GOAL: Give a verbatim copy of the lines below, minus the pictures.

STORED DATA:
☆ ☆ ☆

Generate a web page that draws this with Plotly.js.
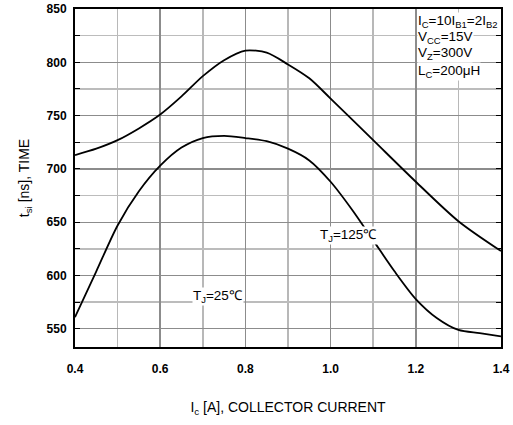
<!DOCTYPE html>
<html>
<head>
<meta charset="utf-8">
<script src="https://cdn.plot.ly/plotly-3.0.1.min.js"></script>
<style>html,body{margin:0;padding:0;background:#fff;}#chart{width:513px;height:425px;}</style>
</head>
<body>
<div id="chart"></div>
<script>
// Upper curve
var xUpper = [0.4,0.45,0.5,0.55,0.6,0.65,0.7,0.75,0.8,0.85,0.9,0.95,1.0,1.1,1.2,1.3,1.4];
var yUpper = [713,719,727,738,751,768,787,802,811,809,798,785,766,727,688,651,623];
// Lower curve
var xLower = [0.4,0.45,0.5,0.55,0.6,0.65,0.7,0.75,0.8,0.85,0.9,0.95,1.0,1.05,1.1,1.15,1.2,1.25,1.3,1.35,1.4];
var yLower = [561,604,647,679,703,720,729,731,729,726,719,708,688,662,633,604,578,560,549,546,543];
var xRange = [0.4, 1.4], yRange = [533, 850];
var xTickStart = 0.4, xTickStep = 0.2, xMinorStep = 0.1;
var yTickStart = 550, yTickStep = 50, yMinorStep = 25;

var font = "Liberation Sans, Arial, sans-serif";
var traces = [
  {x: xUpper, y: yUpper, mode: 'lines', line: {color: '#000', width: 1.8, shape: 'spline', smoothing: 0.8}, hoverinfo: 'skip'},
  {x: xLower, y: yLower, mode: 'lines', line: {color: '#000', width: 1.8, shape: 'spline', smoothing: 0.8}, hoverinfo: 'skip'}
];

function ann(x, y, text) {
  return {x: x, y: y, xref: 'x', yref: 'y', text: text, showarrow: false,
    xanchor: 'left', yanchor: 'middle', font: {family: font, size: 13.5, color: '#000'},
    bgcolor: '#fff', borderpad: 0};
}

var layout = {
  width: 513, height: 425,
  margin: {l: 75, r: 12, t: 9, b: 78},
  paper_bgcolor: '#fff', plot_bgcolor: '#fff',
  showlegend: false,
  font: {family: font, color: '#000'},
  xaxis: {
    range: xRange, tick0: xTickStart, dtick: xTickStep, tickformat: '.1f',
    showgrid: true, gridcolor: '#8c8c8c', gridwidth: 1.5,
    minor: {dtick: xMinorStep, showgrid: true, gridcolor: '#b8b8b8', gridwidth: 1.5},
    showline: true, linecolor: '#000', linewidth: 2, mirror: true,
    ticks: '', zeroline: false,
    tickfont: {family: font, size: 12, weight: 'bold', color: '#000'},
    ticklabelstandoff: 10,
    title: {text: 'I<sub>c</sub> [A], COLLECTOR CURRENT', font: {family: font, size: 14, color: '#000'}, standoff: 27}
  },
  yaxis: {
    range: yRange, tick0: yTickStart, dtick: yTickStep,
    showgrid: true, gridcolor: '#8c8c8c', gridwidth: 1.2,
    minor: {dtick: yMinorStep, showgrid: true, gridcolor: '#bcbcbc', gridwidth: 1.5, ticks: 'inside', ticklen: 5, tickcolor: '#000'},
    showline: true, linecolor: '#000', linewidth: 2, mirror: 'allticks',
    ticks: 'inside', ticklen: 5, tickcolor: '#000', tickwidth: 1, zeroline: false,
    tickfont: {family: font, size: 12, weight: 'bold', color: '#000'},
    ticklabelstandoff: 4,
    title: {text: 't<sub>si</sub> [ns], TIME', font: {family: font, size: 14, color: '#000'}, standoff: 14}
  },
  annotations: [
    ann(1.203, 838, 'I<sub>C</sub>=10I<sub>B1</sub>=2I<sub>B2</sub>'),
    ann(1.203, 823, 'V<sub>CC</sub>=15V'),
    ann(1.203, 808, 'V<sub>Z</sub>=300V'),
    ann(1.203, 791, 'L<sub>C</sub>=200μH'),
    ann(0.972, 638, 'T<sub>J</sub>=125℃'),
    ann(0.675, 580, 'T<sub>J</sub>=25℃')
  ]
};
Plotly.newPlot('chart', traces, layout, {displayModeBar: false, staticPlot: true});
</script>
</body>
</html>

☆ ☆ ☆

WRITTEN RESPONSE:
Generate a web page that draws this with Plotly.js.
<!DOCTYPE html>
<html>
<head>
<meta charset="utf-8">
<script src="https://cdn.plot.ly/plotly-3.0.1.min.js"></script>
<style>html,body{margin:0;padding:0;background:#fff;}#chart{width:513px;height:425px;}</style>
</head>
<body>
<div id="chart"></div>
<script>
// Upper curve
var xUpper = [0.4,0.45,0.5,0.55,0.6,0.65,0.7,0.75,0.8,0.85,0.9,0.95,1.0,1.1,1.2,1.3,1.4];
var yUpper = [713,719,727,738,751,768,787,802,811,809,798,785,766,727,688,651,623];
// Lower curve
var xLower = [0.4,0.45,0.5,0.55,0.6,0.65,0.7,0.75,0.8,0.85,0.9,0.95,1.0,1.05,1.1,1.15,1.2,1.25,1.3,1.35,1.4];
var yLower = [561,604,647,679,703,720,729,731,729,726,719,708,688,662,633,604,578,560,549,546,543];
var xRange = [0.4, 1.4], yRange = [533, 850];
var xTickStart = 0.4, xTickStep = 0.2, xMinorStep = 0.1;
var yTickStart = 550, yTickStep = 50, yMinorStep = 25;

var font = "Liberation Sans, Arial, sans-serif";
var traces = [
  {x: xUpper, y: yUpper, mode: 'lines', line: {color: '#000', width: 1.8, shape: 'spline', smoothing: 0.8}, hoverinfo: 'skip'},
  {x: xLower, y: yLower, mode: 'lines', line: {color: '#000', width: 1.8, shape: 'spline', smoothing: 0.8}, hoverinfo: 'skip'}
];

function ann(x, y, text) {
  return {x: x, y: y, xref: 'x', yref: 'y', text: text, showarrow: false,
    xanchor: 'left', yanchor: 'middle', font: {family: font, size: 13.5, color: '#000'},
    bgcolor: '#fff', borderpad: 0};
}

var layout = {
  width: 513, height: 425,
  margin: {l: 75, r: 12, t: 9, b: 78},
  paper_bgcolor: '#fff', plot_bgcolor: '#fff',
  showlegend: false,
  font: {family: font, color: '#000'},
  xaxis: {
    range: xRange, tick0: xTickStart, dtick: xTickStep, tickformat: '.1f',
    showgrid: true, gridcolor: '#8c8c8c', gridwidth: 1.5,
    minor: {dtick: xMinorStep, showgrid: true, gridcolor: '#b8b8b8', gridwidth: 1.5},
    showline: true, linecolor: '#000', linewidth: 2, mirror: true,
    ticks: '', zeroline: false,
    tickfont: {family: font, size: 12, weight: 'bold', color: '#000'},
    ticklabelstandoff: 10,
    title: {text: 'I<sub>c</sub> [A], COLLECTOR CURRENT', font: {family: font, size: 14, color: '#000'}, standoff: 27}
  },
  yaxis: {
    range: yRange, tick0: yTickStart, dtick: yTickStep,
    showgrid: true, gridcolor: '#8c8c8c', gridwidth: 1.2,
    minor: {dtick: yMinorStep, showgrid: true, gridcolor: '#bcbcbc', gridwidth: 1.5, ticks: 'inside', ticklen: 5, tickcolor: '#000'},
    showline: true, linecolor: '#000', linewidth: 2, mirror: 'allticks',
    ticks: 'inside', ticklen: 5, tickcolor: '#000', tickwidth: 1, zeroline: false,
    tickfont: {family: font, size: 12, weight: 'bold', color: '#000'},
    ticklabelstandoff: 4,
    title: {text: 't<sub>si</sub> [ns], TIME', font: {family: font, size: 14, color: '#000'}, standoff: 14}
  },
  annotations: [
    ann(1.203, 838, 'I<sub>C</sub>=10I<sub>B1</sub>=2I<sub>B2</sub>'),
    ann(1.203, 823, 'V<sub>CC</sub>=15V'),
    ann(1.203, 808, 'V<sub>Z</sub>=300V'),
    ann(1.203, 791, 'L<sub>C</sub>=200μH'),
    ann(0.972, 638, 'T<sub>J</sub>=125℃'),
    ann(0.675, 580, 'T<sub>J</sub>=25℃')
  ]
};
Plotly.newPlot('chart', traces, layout, {displayModeBar: false, staticPlot: true});
</script>
</body>
</html>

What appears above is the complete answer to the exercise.